Confidence: 8/10 Supporting evidence:
- Artemis HLS depends on Starship propellant transfer (~10 tanker launches per mission) Evidence: strong (Starship Transfer)
- Block 2 Starship incorporates insulation and vacuum jacketing for cryogenic boil-off management Evidence: strong (Starship Transfer)
- Mars transfer window utilization requires orbital refueling Evidence: strong (SpaceX 2026)

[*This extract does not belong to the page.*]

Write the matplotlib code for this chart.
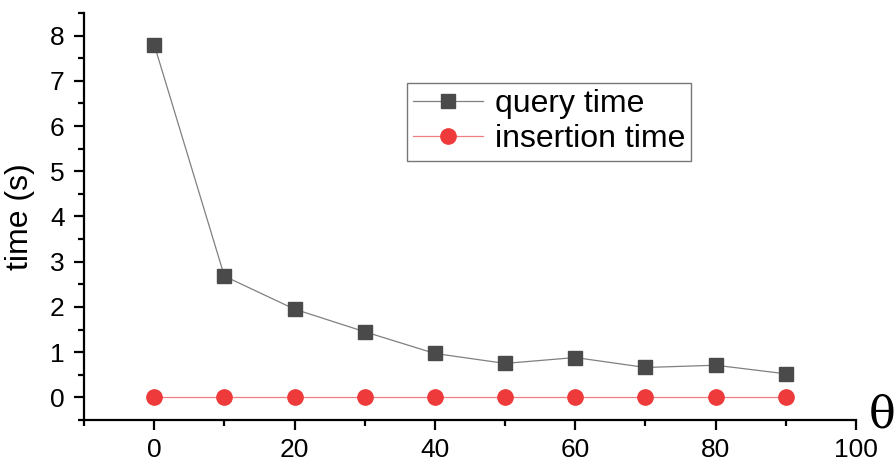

- SpaceX planning ship-to-ship demo with two launches 3-4 weeks apart Evidence: strong (Starship Transfer)
Challenging evidence:
- Cryogenic boil-off management during multi-week fueling campaigns is an unsolved engineering problem
- Autonomous docking of two ~120-ton vehicles has never been done
- Zero-gravity fluid dynamics for propellant settling is poorly understood at this scale
- Scaling from single demo to operational 10-launch campaigns is a massive leap
- Alternative architectures (smaller vehicles, ISRU) could reduce refueling dependency
Evolution:
- Apr 5, 2026 — Initial thesis at 8/10. The dependency chain is clear: without propellant transfer, Artemis slips, Mars slips, and the entire beyond-LEO architecture stalls. The engineering challenges are real but SpaceX has a track record of solving hard problems iteratively. Confidence is high on the "most important" claim, moderate on the timeline.
Depends on: orbital-fuel-transfer Would change if: SpaceX demo fails repeatedly and NASA pivots to an alternative HLS architecture, or if in-situ resource utilization (ISRU) advances faster than expected.